Santiago, Chile - Paul Schaefer, the German leader of a former religious cult in Chile, was sentenced on Wednesday to 20 years in prison for sexual abuse of 25 children, local media reported.
Schaefer, 84, fled Chile in 1997 when authorities began investigating sex abuse accusations against him. He lived in hiding in Argentina until last year when he was discovered and sent to Chile to face trial.
He had been convicted of the sex crimes in absentia, but was retried after he was brought back to Chile.
Judge Hernan Gonzalez also ordered Schaefer to pay $1.4 million in reparations to his victims, media reported. Contacted by telephone, officials at the court in Parral, 210 miles (340 km) south of Santiago, declined to confirm the sentence.

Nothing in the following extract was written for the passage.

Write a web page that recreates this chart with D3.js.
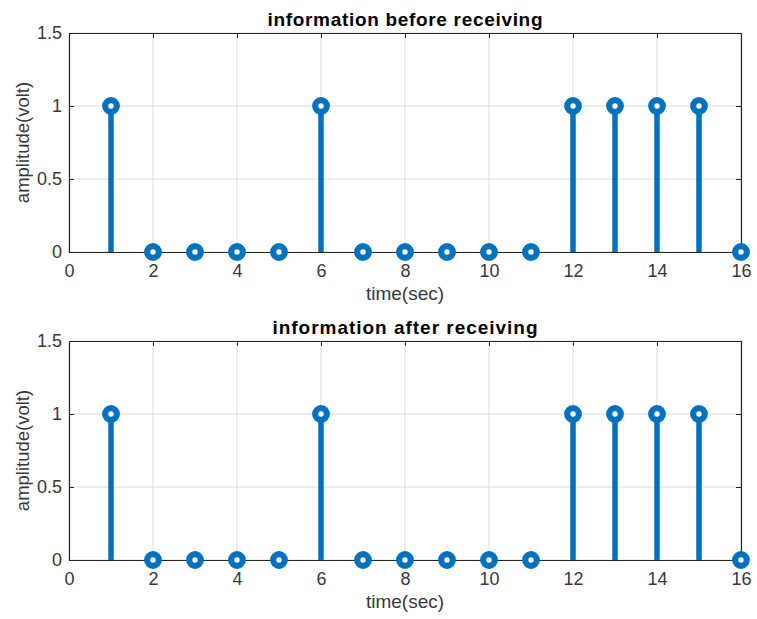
<!DOCTYPE html>
<html><head><meta charset="utf-8">
<script src="https://cdn.jsdelivr.net/npm/d3@7"></script>
<style>
body{margin:0;background:#fff;}
text{font-family:"Liberation Sans",Arial,Helvetica,sans-serif;}
</style></head>
<body><svg id="c" width="757" height="619"></svg>
<script>
const times = [1,2,3,4,5,6,7,8,9,10,11,12,13,14,15,16];
const sentBits = [1,0,0,0,0,1,0,0,0,0,0,1,1,1,1,0];
const receivedBits = [1,0,0,0,0,1,0,0,0,0,0,1,1,1,1,0];
const xTicks = [0,2,4,6,8,10,12,14,16];
const yTicks = [0,0.5,1,1.5];
const titles = ["information before receiving","information after receiving"];
const xLabel = "time(sec)";
const yLabel = "amplitude(volt)";

const svg = d3.select("#c");
const left = 69, right = 741;
const panels = [
  {top:33, bottom:252, data:sentBits, title:titles[0]},
  {top:341, bottom:560, data:receivedBits, title:titles[1]}
];
const blue = "#0072BD", axisCol = "#262626", tickCol = "#383838";

panels.forEach(p => {
  const x = d3.scaleLinear().domain([0,16]).range([left,right]);
  const y = d3.scaleLinear().domain([0,1.5]).range([p.bottom,p.top]);
  const g = svg.append("g");
  g.selectAll(".gx").data(xTicks).join("line")
    .attr("x1",d=>x(d)).attr("x2",d=>x(d)).attr("y1",p.top).attr("y2",p.bottom)
    .attr("stroke","#dedede").attr("stroke-width",1);
  g.selectAll(".gy").data(yTicks).join("line")
    .attr("y1",d=>y(d)).attr("y2",d=>y(d)).attr("x1",left).attr("x2",right)
    .attr("stroke","#dedede").attr("stroke-width",1);
  const xb = g.append("g").attr("transform",`translate(0,${p.bottom})`)
    .call(d3.axisBottom(x).tickValues(xTicks).tickSizeInner(-5).tickSizeOuter(0).tickPadding(12).tickFormat(d3.format("d")));
  const xt = g.append("g").attr("transform",`translate(0,${p.top})`)
    .call(d3.axisTop(x).tickValues(xTicks).tickSizeInner(-5).tickSizeOuter(0).tickFormat(""));
  const yl = g.append("g").attr("transform",`translate(${left},0)`)
    .call(d3.axisLeft(y).tickValues(yTicks).tickSizeInner(-5).tickSizeOuter(0).tickPadding(7).tickFormat(d=>String(d)));
  const yr = g.append("g").attr("transform",`translate(${right},0)`)
    .call(d3.axisRight(y).tickValues(yTicks).tickSizeInner(-5).tickSizeOuter(0).tickFormat(""));
  [xb,xt,yl,yr].forEach(a=>{
    a.select(".domain").attr("stroke",axisCol).attr("stroke-width",1.2);
    a.selectAll(".tick line").attr("stroke",axisCol);
    a.selectAll("text").attr("fill",tickCol).style("font-size","18px").style("font-family","'Liberation Sans',Arial,sans-serif");
  });
  xb.selectAll(".tick text").attr("dy","0.71em");
  const pts = times.map((t,i)=>({t:t,v:p.data[i]}));
  g.selectAll(".stem").data(pts.filter(d=>d.v!==0)).join("line")
    .attr("x1",d=>x(d.t)).attr("x2",d=>x(d.t)).attr("y1",y(0)).attr("y2",d=>y(d.v))
    .attr("stroke",blue).attr("stroke-width",5.5);
  g.selectAll(".mk").data(pts).join("circle")
    .attr("cx",d=>x(d.t)).attr("cy",d=>y(d.v)).attr("r",5.8)
    .attr("fill","#fff").attr("stroke",blue).attr("stroke-width",6.2);
  g.append("text").attr("x",(left+right)/2).attr("y",p.top-7).attr("text-anchor","middle")
    .attr("fill","#000").style("font-weight","bold").style("font-size","19px")
    .attr("textLength", p.title.length>27?275:265).attr("lengthAdjust","spacing").text(p.title);
  g.append("text").attr("x",(left+right)/2).attr("y",p.bottom+48).attr("text-anchor","middle")
    .attr("fill",tickCol).style("font-size","19px").text(xLabel);
  g.append("text").attr("transform",`translate(29,${(p.top+p.bottom)/2}) rotate(-90)`).attr("text-anchor","middle")
    .attr("fill",tickCol).style("font-size","18.5px").text(yLabel);
});
</script></body></html>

Schaefer formed a religious farming commune in central-southern Chile in the early 1960s with a group of immigrants who followed him from Germany.
The group sealed itself off from the world for decades, living without televisions and telephones and practicing a severe, apocalyptic faith in which Schaefer was seen as a god on Earth.
Former cult members and prosecutors said Schaefer abused children -- including Chileans whose families were drawn to the cult's free clinic and school -- for years.
They said Schaefer forced children to live separately from their parents, strictly divided the sexes and prohibited contact with the outside world, while he fostered close ties with former dictator Augusto Pinochet, who used the group's farm as a detention and torture centre for political prisoners.
The cult -- originally called Colonia Dignidad and later renamed Villa Baviera -- only last year began to establish regular contact with the outside world.
In April, former members of the cult issued a public apology and asked for forgiveness for 40 years of sex and human rights abuses in their community, saying they were brainwashed by Schaefer.
Schaefer still faces human rights abuse charges related to aiding the Pinochet military regime.